**Source data:**
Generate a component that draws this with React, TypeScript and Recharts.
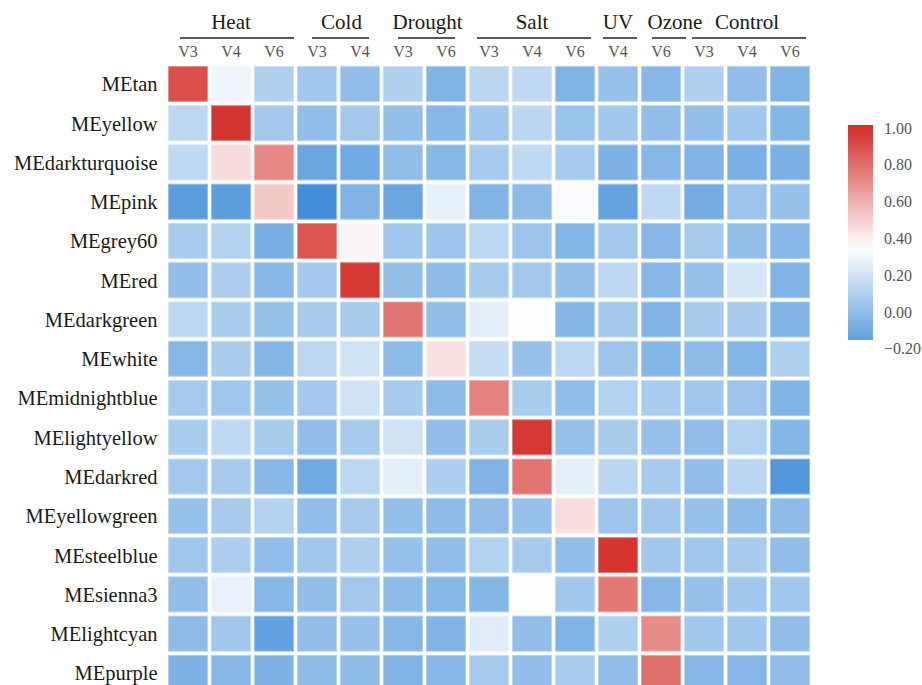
import { BarChart, Bar, XAxis, YAxis } from "recharts";

// column groups (stress treatments) and their time points
const groupNames = ["Heat", "Cold", "Drought", "Salt", "UV", "Ozone", "Control"];
const groupVersions = [
  ["V3", "V4", "V6"],
  ["V3", "V4"],
  ["V3", "V6"],
  ["V3", "V4", "V6"],
  ["V4"],
  ["V6"],
  ["V3", "V4", "V6"],
];

const modules = [
  "MEtan",
  "MEyellow",
  "MEdarkturquoise",
  "MEpink",
  "MEgrey60",
  "MEred",
  "MEdarkgreen",
  "MEwhite",
  "MEmidnightblue",
  "MElightyellow",
  "MEdarkred",
  "MEyellowgreen",
  "MEsteelblue",
  "MEsienna3",
  "MElightcyan",
  "MEpurple",
];

// module-trait correlations, one row per module
const corr = [
  [0.9, 0.3, 0.1, 0.05, 0.0, 0.1, -0.05, 0.13, 0.15, -0.05, 0.02, -0.03, 0.1, 0.0, -0.05],
  [0.14, 0.98, 0.06, 0.0, 0.06, 0.01, -0.03, 0.05, 0.13, 0.03, 0.05, 0.0, 0.01, 0.05, -0.04],
  [0.15, 0.46, 0.72, -0.12, -0.1, 0.0, -0.03, 0.07, 0.15, 0.07, -0.06, -0.03, -0.05, -0.07, -0.07],
  [-0.17, -0.17, 0.52, -0.25, -0.05, -0.12, 0.27, -0.05, -0.01, 0.33, -0.14, 0.15, -0.09, 0.04, 0.02],
  [0.08, 0.11, -0.08, 0.88, 0.38, 0.05, 0.04, 0.14, 0.04, -0.04, 0.06, -0.03, 0.07, 0.01, -0.03],
  [0.0, 0.09, -0.03, 0.06, 0.97, 0.01, -0.01, 0.07, 0.06, 0.01, 0.14, -0.03, 0.02, 0.22, -0.05],
  [0.14, 0.08, 0.02, 0.07, 0.07, 0.78, 0.0, 0.26, 0.34, -0.04, 0.06, -0.05, 0.07, 0.07, -0.05],
  [-0.03, 0.08, -0.04, 0.14, 0.2, -0.01, 0.44, 0.17, 0.02, 0.14, 0.04, -0.04, -0.01, -0.04, 0.1],
  [0.07, 0.05, 0.02, 0.06, 0.2, 0.07, -0.01, 0.74, 0.08, 0.0, 0.11, 0.08, 0.05, 0.04, -0.05],
  [0.08, 0.15, 0.07, 0.0, 0.07, 0.2, 0.0, 0.08, 0.97, 0.02, 0.07, 0.02, 0.0, 0.11, -0.04],
  [0.06, 0.07, -0.03, -0.1, 0.14, 0.26, 0.09, -0.05, 0.78, 0.26, 0.13, 0.07, 0.0, 0.13, -0.2],
  [0.02, 0.07, 0.11, 0.0, 0.07, 0.01, -0.01, 0.0, 0.02, 0.45, 0.04, 0.05, 0.02, -0.01, -0.01],
  [0.05, 0.09, 0.0, 0.05, 0.1, 0.02, 0.0, 0.11, 0.07, 0.0, 0.98, 0.05, 0.05, 0.07, 0.0],
  [0.0, 0.28, -0.03, 0.0, 0.06, -0.01, -0.03, -0.04, 0.34, 0.05, 0.77, -0.03, 0.02, 0.05, 0.05],
  [-0.01, 0.05, -0.15, 0.0, 0.02, -0.03, -0.05, 0.25, 0.0, -0.05, 0.1, 0.71, 0.05, 0.05, 0.0],
  [-0.06, -0.03, -0.06, -0.01, -0.01, -0.05, -0.03, 0.07, 0.0, 0.08, 0.0, 0.8, -0.03, -0.03, 0.0],
];

const legendTicks = [1.0, 0.8, 0.6, 0.4, 0.2, 0.0, -0.2];

const colLabels = groupVersions.flat();
const colGroup = groupVersions.flatMap((vs, g) => vs.map(() => g));
const groupStart = groupVersions.map((_, g) => colGroup.indexOf(g));

const rows = modules.map((name) => {
  const row: Record<string, string | number> = { name };
  colLabels.forEach((_, i) => {
    row[`c${i}`] = 1;
  });
  return row;
});

// blue -> white -> red diverging scale
const BLUE = [66, 142, 216];
const WHITE = [255, 255, 255];
const RED = [211, 47, 42];
const LO = -0.25;
const MID = 0.35;
const HI = 1.0;

const mix = (a: number[], b: number[], t: number) =>
  a.map((v, k) => Math.round(v + (b[k] - v) * t));

const toRgb = (c: number[]) => `rgb(${c[0]},${c[1]},${c[2]})`;

function heatRgb(v: number) {
  const x = Math.max(LO, Math.min(HI, v));
  if (x < MID) return mix(BLUE, WHITE, (x - LO) / (MID - LO));
  return mix(WHITE, RED, (x - MID) / (HI - MID));
}

const heatColor = (v: number) => toRgb(heatRgb(v));
const edgeColor = (v: number) => toRgb(mix(heatRgb(v), WHITE, 0.35));

const FONT = "'Liberation Serif', 'Times New Roman', serif";
const serif = { fontFamily: FONT };
const CELL_W = 43;
const underlineLen: Record<number, number> = { 1: 34, 2: 57, 3: 114 };
const labelDx: Record<string, number> = { Ozone: 14, Cold: 3, Drought: 3 };
const underlineDx: Record<string, number> = { Ozone: 8, Heat: 6 };

const ColumnTick = (props: any) => {
  const { x, index } = props;
  const g = colGroup[index];
  let header = null;
  if (groupStart[g] === index) {
    const n = groupVersions[g].length;
    const name = groupNames[g];
    const center = x + ((n - 1) / 2) * CELL_W;
    const mid = center + (underlineDx[name] ?? 2);
    const half = underlineLen[n] / 2;
    header = (
      <g>
        <text
          x={center + (labelDx[name] ?? 0)}
          y={29}
          textAnchor="middle"
          fontSize={21}
          fill="#1a1a1a"
          style={serif}
        >
          {name}
        </text>
        <line x1={mid - half} x2={mid + half} y1={38} y2={38} stroke="#222" strokeWidth={1.6} />
      </g>
    );
  }
  return (
    <g>
      <text x={x} y={57.5} textAnchor="middle" fontSize={16} fill="#555" style={serif}>
        {colLabels[index]}
      </text>
      {header}
    </g>
  );
};

const makeCell = (col: number) => (props: any) => {
  const { x, y, width, height, index } = props;
  const v = corr[index][col];
  return (
    <rect
      x={x + 2}
      y={y + 2}
      width={width - 4}
      height={height - 4}
      fill={heatColor(v)}
      stroke={edgeColor(v)}
      strokeWidth={1}
    />
  );
};

// colour bar
const BAR_TOP = 125;
const BAR_BOTTOM = 340;
const PX_PER_UNIT = 184;
const tickY = (v: number) => 128 + (1 - v) * PX_PER_UNIT;
const barValue = (y: number) => 1 - (y - 128) / PX_PER_UNIT;

const ColorBar = () => {
  const stops = Array.from({ length: 25 }, (_, k) => k / 24);
  return (
    <svg width={922} height={685} style={{ position: "absolute", left: 0, top: 0, pointerEvents: "none" }}>
      <defs>
        <linearGradient id="heatGrad" x1="0" y1="0" x2="0" y2="1">
          {stops.map((t) => (
            <stop
              key={t}
              offset={t}
              stopColor={heatColor(barValue(BAR_TOP + t * (BAR_BOTTOM - BAR_TOP)))}
            />
          ))}
        </linearGradient>
      </defs>
      <rect x={848} y={BAR_TOP} width={25} height={BAR_BOTTOM - BAR_TOP} fill="url(#heatGrad)" />
      {legendTicks.map((v) => (
        <text key={v} x={884} y={tickY(v) + 5.5} fontSize={16} fill="#555" style={serif}>
          {v < 0 ? `\u2212${Math.abs(v).toFixed(2)}` : v.toFixed(2)}
        </text>
      ))}
    </svg>
  );
};

export default function App() {
  return (
    <div
      style={{
        position: "absolute",
        left: 0,
        top: 0,
        width: 922,
        height: 685,
        overflow: "hidden",
        background: "#fff",
        fontFamily: FONT,
      }}
    >
      <BarChart
        width={922}
        height={692.7}
        data={rows}
        layout="vertical"
        margin={{ top: 0, right: 110.5, bottom: 0, left: 0 }}
        barCategoryGap={0}
        barGap={0}
        style={serif}
      >
        <XAxis
          type="number"
          orientation="top"
          domain={[0, 15]}
          ticks={colLabels.map((_, i) => i + 0.5)}
          interval={0}
          tick={<ColumnTick />}
          axisLine={false}
          tickLine={false}
          height={64.4}
        />
        <YAxis
          type="category"
          dataKey="name"
          width={166.5}
          axisLine={false}
          tickLine={false}
          tickSize={0}
          tickMargin={9}
          interval={0}
          tick={{ fontSize: 20.5, fill: "#1a1a1a", style: serif }}
        />
        {colLabels.map((_, i) => (
          <Bar
            key={i}
            dataKey={`c${i}`}
            stackId="cells"
            isAnimationActive={false}
            shape={makeCell(i)}
          />
        ))}
      </BarChart>
      <ColorBar />
    </div>
  );
}
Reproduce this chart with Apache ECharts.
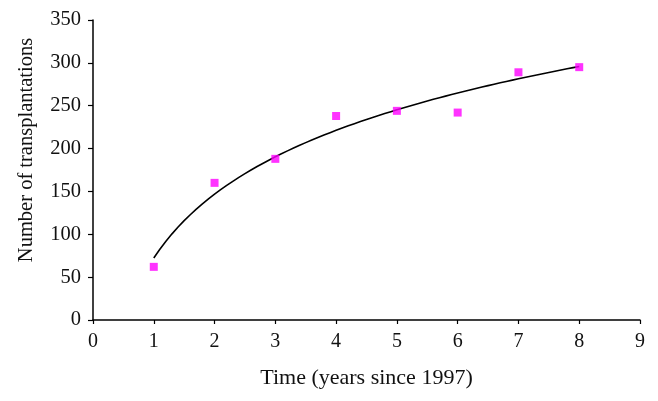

**Do this:** From the first line of the entries above down to the line holding "Bar, XAxis, YAxis", quote each line exactly and nothing else, skipping pictures.

**Result of this task:**
Generate a component that draws this with React, TypeScript and Recharts.
import { BarChart, Bar, XAxis, YAxis } from "recharts";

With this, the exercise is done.